ALLEN PARK - When Lions president Matt Millen took over sole responsibility for the team's efforts in the NFL draft, I asked him about the NFL's "Draft Value Chart" and whether or not the Lions used it.
"It's a tool just like anything else," said Millen at the time, "but its not the only thing (we use)."
But since its inception in 1999, the chart has become an indispensible item in every team's 'War Room', sort of like a cook book in a kitchen. It's there when you need it.
Dallas Cowboys executive Mike McCoy invented the chart at the behest of new head coach Jimmy Johnson. Johnson came into the league wheeling and dealing on draft day and the results were phenomenal. Johnson was getting pro bowl players like Leon Lett in the 7th round, defensive end Tony Tolbert in the fourth round and center Mark Stepnoski in the third round.
While every team finds diamonds in the rough, the Cowboys were doing it way too much for it to be coincidence. Interest in Johnson's ideas and methods were high.
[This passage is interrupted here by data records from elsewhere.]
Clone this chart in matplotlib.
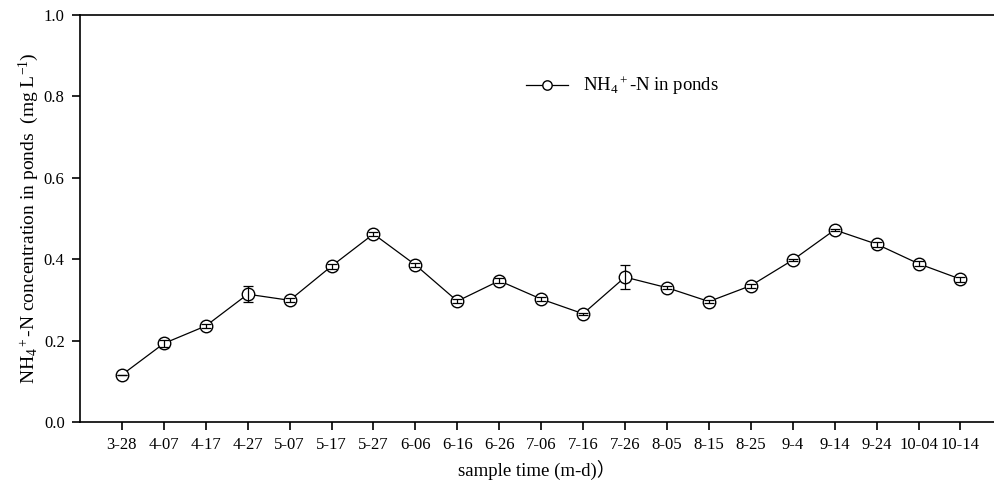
import numpy as np
import matplotlib
matplotlib.use('Agg')
import matplotlib.pyplot as plt

plt.rcParams['font.family'] = ['Liberation Serif', 'Noto Sans CJK SC', 'DejaVu Sans']
plt.rcParams['mathtext.fontset'] = 'custom'
plt.rcParams['mathtext.rm'] = 'Liberation Serif'
plt.rcParams['mathtext.it'] = 'Liberation Serif:italic'

dates = ['3-28', '4-07', '4-17', '4-27', '5-07', '5-17', '5-27', '6-06', '6-16', '6-26', '7-06',
         '7-16', '7-26', '8-05', '8-15', '8-25', '9-4', '9-14', '9-24', '10-04', '10-14']
nh4 = [0.116, 0.193, 0.236, 0.314, 0.299, 0.383, 0.462, 0.386, 0.297, 0.347, 0.302,
       0.266, 0.356, 0.330, 0.296, 0.335, 0.398, 0.472, 0.437, 0.389, 0.351]
err = [0.0, 0.008, 0.005, 0.020, 0.005, 0.006, 0.006, 0.005, 0.004, 0.006, 0.005,
       0.003, 0.029, 0.003, 0.003, 0.005, 0.002, 0.002, 0.006, 0.006, 0.006]

x = np.arange(len(dates))

fig = plt.figure(figsize=(9.94, 4.87), dpi=100)
ax = fig.add_axes([80/994, 1-422/487, 1-80/994, (422-15)/487])

ax.plot(x, nh4, color='black', lw=0.9, marker='o', markersize=9,
        markerfacecolor='white', markeredgecolor='black', markeredgewidth=1,
        label=r'NH$_4{}^+$-N in ponds', zorder=2)
ax.errorbar(x, nh4, yerr=err, fmt='none', ecolor='black', elinewidth=0.9,
            capsize=3.5, capthick=0.9, zorder=3)

ax.set_xlim(-1, 20.8)
ax.set_ylim(0, 1.0)
ax.set_yticks([0.0, 0.2, 0.4, 0.6, 0.8, 1.0])
ax.set_yticklabels(['0.0', '0.2', '0.4', '0.6', '0.8', '1.0'])
ax.set_xticks(x)
ax.set_xticklabels(dates)
ax.tick_params(direction='out', length=6, width=1.2, labelsize=12, pad=5)
ax.spines['right'].set_visible(False)
for s in ['left', 'bottom', 'top']:
    ax.spines[s].set_linewidth(1.2)

ax.set_xlabel('sample time (m-d)）', fontsize=13.5, labelpad=5)
ax.set_ylabel(r'NH$_4{}^+$-N concentration in ponds  (mg L$^{-1}$)', fontsize=14, labelpad=2)

leg = ax.legend(loc='upper left', bbox_to_anchor=(0.47, 0.895), frameon=False,
                fontsize=13.5, handlelength=2.2, markerscale=0.75)

fig.savefig('out.png', dpi=100)
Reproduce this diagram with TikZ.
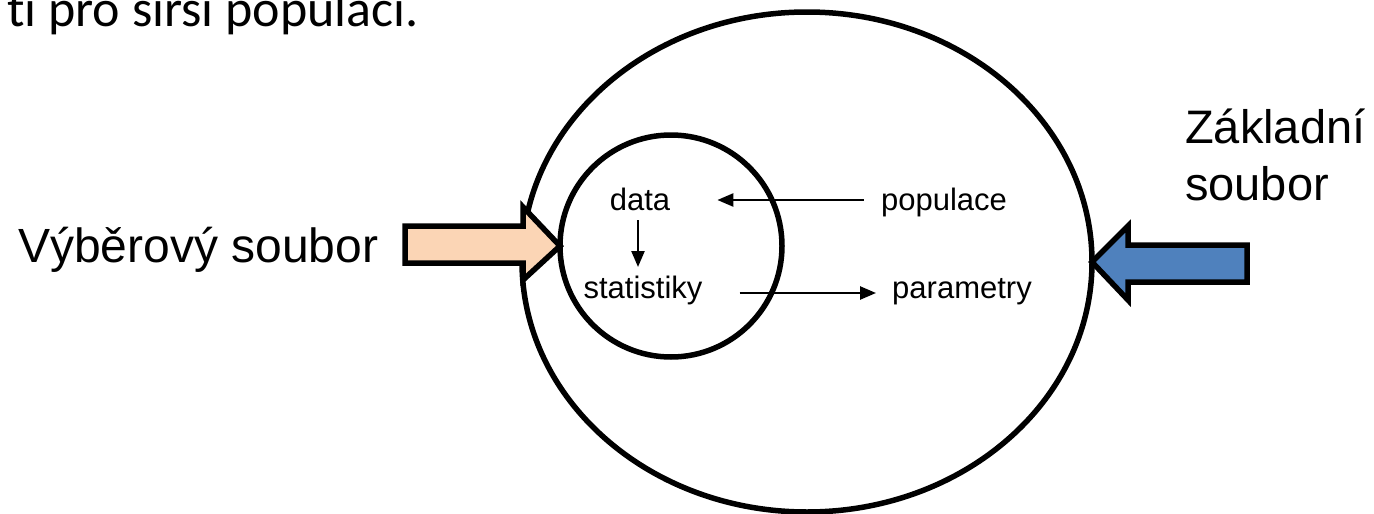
\documentclass[tikz,border=0pt]{standalone}
\usepackage{fontspec}
\setmainfont{Liberation Sans}
\newfontfamily\calibri[Ligatures={NoCommon}, Contextuals={NoAlternate}]{Carlito}
\usepackage{tikz}
\usetikzlibrary{shapes.geometric,positioning,calc,arrows.meta}
\definecolor{peach}{HTML}{FBD5B5}
\definecolor{officeBlue}{HTML}{4F81BD}

\tikzset{
  popisek/.style={inner sep=0pt, anchor=base west, font=\fontsize{47}{57}\selectfont},
  maly/.style={inner sep=0pt, anchor=base, font=\fontsize{31}{37}\selectfont},
  tenka/.style={-{Triangle[length=16pt,width=13pt]}, line width=2.4pt},
  sipka/.style={line width=5.5pt, line join=miter},
  kruh/.style={draw, line width=5.5pt, inner sep=0pt, outer sep=0pt}
}

\begin{document}
\begin{tikzpicture}[x=1pt, y=-1pt]
                \useasboundingbox (0,0) rectangle (1374,514);
                \node[inner sep=0pt, anchor=base west, font=\calibri\fontsize{52}{60}\selectfont] (veta) at (7,27) {t\kern0pt i pro širší populaci.};
                \node[kruh, ellipse, minimum width=570pt, minimum height=500pt] (zakladni) at (807,262) {};
                \node[kruh, circle, minimum size=222pt] (vyberovy) at (671,246) {};
                \node[popisek, font=\fontsize{48}{57}\selectfont] (vyber) at (18,262) {Výběrový soubor};
                \node[popisek, align=left] (zakl) at (1185,200) {Základní\\soubor};
                \node[maly] (data) at (640,210) {data};
                \node[maly] (populace) at (944,210) {populace};
                \node[maly] (statistiky) at (643,298) {statistiky};
                \node[maly] (parametry) at (962,298) {parametry};
                \draw[sipka, fill=peach] (405,226) -- (523,226) -- (523,207) -- (vyberovy.west) -- (523,280) -- (523,263) -- (405,263) -- cycle;
                \draw[sipka, fill=officeBlue] (1247,245) -- (1128,245) -- (1128,226) -- (zakladni.east) -- (1128,300) -- (1128,282) -- (1247,282) -- cycle;
                \draw[tenka] ([xshift=-17pt,yshift=10pt]populace.base west) -- ([xshift=47pt,yshift=10pt]data.base east);
                \draw[tenka] ([xshift=-2pt,yshift=-10pt]data.base) -- ([xshift=-5pt,yshift=31pt]statistiky.base);
                \draw[tenka] ([xshift=37pt,yshift=5pt]statistiky.base east) -- ([xshift=-16pt,yshift=5pt]parametry.base west);
            \end{tikzpicture}
\end{document}
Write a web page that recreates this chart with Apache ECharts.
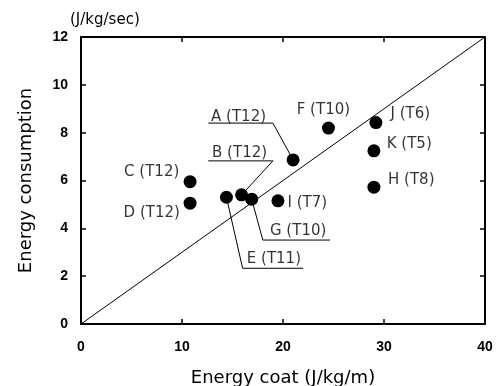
<!DOCTYPE html>
<html>
<head>
<meta charset="utf-8">
<script src="https://cdn.jsdelivr.net/npm/echarts@6/dist/echarts.min.js"></script>
<style>
  html, body { margin: 0; padding: 0; background: #fff; }
  #chart { width: 496px; height: 386px; }
</style>
</head>
<body>
<div id="chart"></div>
<script>
// points
const pointNames = ['A', 'B', 'C', 'D', 'E', 'F', 'G', 'H', 'I', 'J', 'K'];
const testCodes = ['T12', 'T12', 'T12', 'T12', 'T11', 'T10', 'T10', 'T8', 'T7', 'T6', 'T5'];
const energyCost = [21.0, 15.9, 10.8, 10.8, 14.4, 24.5, 16.9, 29.0, 19.5, 29.2, 29.0];
const energyConsumption = [6.86, 5.4, 5.95, 5.05, 5.3, 8.19, 5.22, 5.72, 5.15, 8.42, 7.24];

// where each label sits (data units, centre of the text)
const labelX = [15.6, 15.7, 7.0, 7.0, 19.1, 24.0, 21.5, 32.7, 22.4, 32.6, 32.5];
const labelY = [8.66, 7.13, 6.34, 4.62, 2.70, 8.95, 3.87, 6.0, 5.04, 8.77, 7.51];

// leader lines: point -> elbow -> end of underline
const leaderNames = ['A', 'B', 'E', 'G'];
const elbowX = [19.0, 19.0, 16.0, 18.0];
const elbowY = [8.40, 6.82, 2.33, 3.51];
const underlineEndX = [12.6, 12.6, 22.0, 24.65];

// 1:1 reference line
const refLineX = [0, 40];
const refLineY = [0, 12];

const xTicks = [0, 10, 20, 30, 40];
const yTicks = [0, 2, 4, 6, 8, 10, 12];

const tickFont = '"Liberation Sans", Arial, sans-serif';
const textFont = '"DejaVu Sans", sans-serif';
const myChart = echarts.init(document.getElementById('chart'));

const leaderSeries = leaderNames.map((n, i) => {
    const k = pointNames.indexOf(n);
    return {
        type: 'line',
        silent: true,
        symbol: 'none',
        lineStyle: { color: '#000', width: 1 },
        data: [
            [energyCost[k], energyConsumption[k]],
            [elbowX[i], elbowY[i]],
            [underlineEndX[i], elbowY[i]]
        ],
        z: 3
    };
});

const axisCommon = {
    type: 'value',
    axisLine: { show: true, onZero: false, lineStyle: { color: '#000', width: 2 } },
    axisTick: { show: true, inside: true, length: 5, lineStyle: { color: '#000', width: 1.5 } },
    splitLine: { show: false }
};

let option = {
    backgroundColor: '#fff',
    animation: false,
    grid: { left: 81, right: 11, top: 37, bottom: 62, outerBoundsMode: 'none' },
    graphic: [{
        type: 'text',
        left: 70,
        top: 13,
        style: { text: '(J/kg/sec)', font: '15px ' + textFont, fill: '#000' }
    }],
    xAxis: [
        Object.assign({}, axisCommon, {
            min: xTicks[0], max: xTicks[xTicks.length - 1], interval: 10,
            position: 'bottom',
            name: 'Energy coat (J/kg/m)',
            nameLocation: 'middle',
            nameGap: 45,
            nameTextStyle: { color: '#000', fontSize: 18, fontFamily: textFont },
            axisLabel: { color: '#000', fontSize: 14, fontWeight: 'bold', fontFamily: tickFont, margin: 16 }
        }),
        Object.assign({}, axisCommon, {
            min: 0, max: 40, interval: 10, position: 'top',
            axisLabel: { show: false }
        })
    ],
    yAxis: [
        Object.assign({}, axisCommon, {
            min: yTicks[0], max: yTicks[yTicks.length - 1], interval: 2,
            position: 'left',
            name: 'Energy consumption',
            nameLocation: 'middle',
            nameGap: 46,
            nameTextStyle: { color: '#000', fontSize: 18, fontFamily: textFont },
            axisLabel: { color: '#000', fontSize: 14, fontWeight: 'bold', fontFamily: tickFont, margin: 13 }
        }),
        Object.assign({}, axisCommon, {
            min: 0, max: 12, interval: 2, position: 'right',
            axisLabel: { show: false }
        })
    ],
    series: [
        {
            type: 'line',
            silent: true,
            symbol: 'none',
            lineStyle: { color: '#000', width: 1 },
            data: refLineX.map((x, i) => [x, refLineY[i]]),
            z: 2
        },
        ...leaderSeries,
        {
            type: 'scatter',
            symbol: 'circle',
            symbolSize: 13,
            itemStyle: { color: '#000', opacity: 1 },
            data: energyCost.map((x, i) => [x, energyConsumption[i]]),
            z: 4
        },
        {
            // label anchors
            type: 'scatter',
            silent: true,
            symbol: 'circle',
            symbolSize: 1,
            itemStyle: { color: 'transparent' },
            label: {
                show: true,
                position: 'inside',
                color: '#000',
                fontSize: 15,
                fontFamily: textFont,
                formatter: (p) => pointNames[p.dataIndex] + ' (' + testCodes[p.dataIndex] + ')'
            },
            data: labelX.map((x, i) => [x, labelY[i]]),
            z: 5
        }
    ]
};

myChart.setOption(option);
</script>
</body>
</html>
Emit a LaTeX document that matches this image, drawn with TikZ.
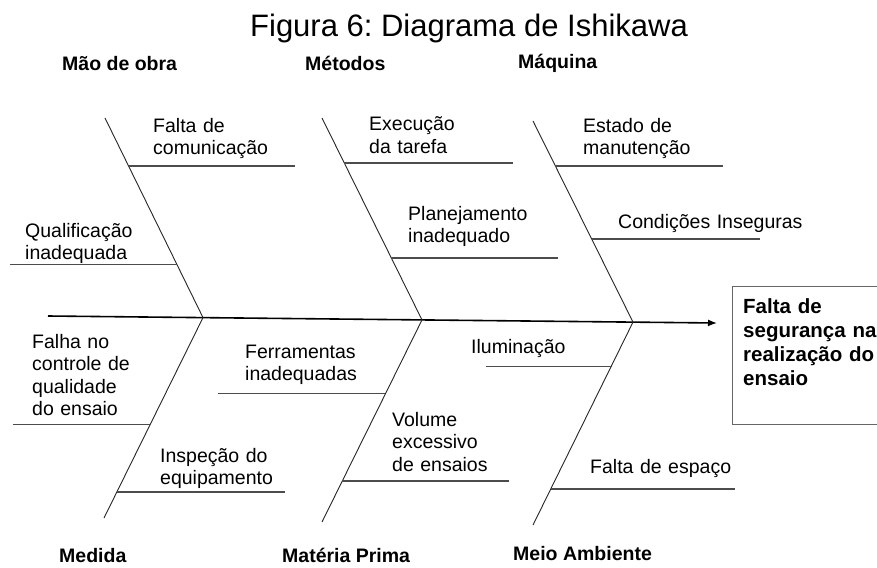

At the same time San Francisco 49ers head coach Bill Walsh was developing a similar approach to the draft and having similar success.
Pretty soon, the Cowboys and the 49ers were the top two franchises in the NFC, regularly fighting it out to get to the Super Bowl. What is surprising is that the Cowboys didn't guard the chart as if it were gold, but instead, the chart can be found on website throughout the internet.
The chart asssigns the first overall pick a value of 3000 points, while the last pick in the round is worth just 590 points. The theory is that when making a trade, you should try to end up with more value than you are trading away.
For instance, the Houston Texans pick is worth 3,000 points while the Lions' 9th overall pick is worth 1,350. Had the Lions lost their Christmas Day contest with the New Orleans Saints, they would have been selecting in the 2nd overall position, a pick worth (2,600) nearly double the 9th overall pick according to the chart.
If the Lions wanted to move up to the 2nd overall position, they'd need to trade the rest of their remaining draft choices to come close to meeting the chart's requirements and would likely have to throw in future draft choices to move up.
Why should this interest you?
Two teams are reportedly interested in Vanderbilt quarterback Jay Cutler, the suspected target of the Arizona Cardinals (10th overall) who have been rebuffed by the teams drafting in front of the Lions -- the Minnesota Vikings, picking 17th and the St. Louis Rams, picking 11th overall.
Should Detroit's top two selections, Ohio State linebacker A.J. Hawk and Texas safety Michael Huff already be off the board when they select 9th, they could expect to recoup a 3rd round pick from the Rams or a 2nd rounder from the Vikings for the privilege of swapping picks.
That's a pretty good value, especially when you consider Detroit could use the swapped pick to take a solid tackle like USC's Winston Justice, who is likely to be there at the 11th and could be there at 17th, although a player like Iowa linebacker Chad Greenway or tackles Marcus McNeil of Auburn and Eric Winston of Miami are more likely.
In the second round, armed with perhaps two picks, Oklahoma guard Davin Joseph and Georgia guard Max Jean-Gilles would solidify Detroit's pourous offensive line and allow them flexibility to perhaps move up in the second round to address the safety position or the linebacker position for depth.
Although teams often deny using the chart, watch as the draft unfolds, and when you see a trade made, compare it with what's on the draft value chart.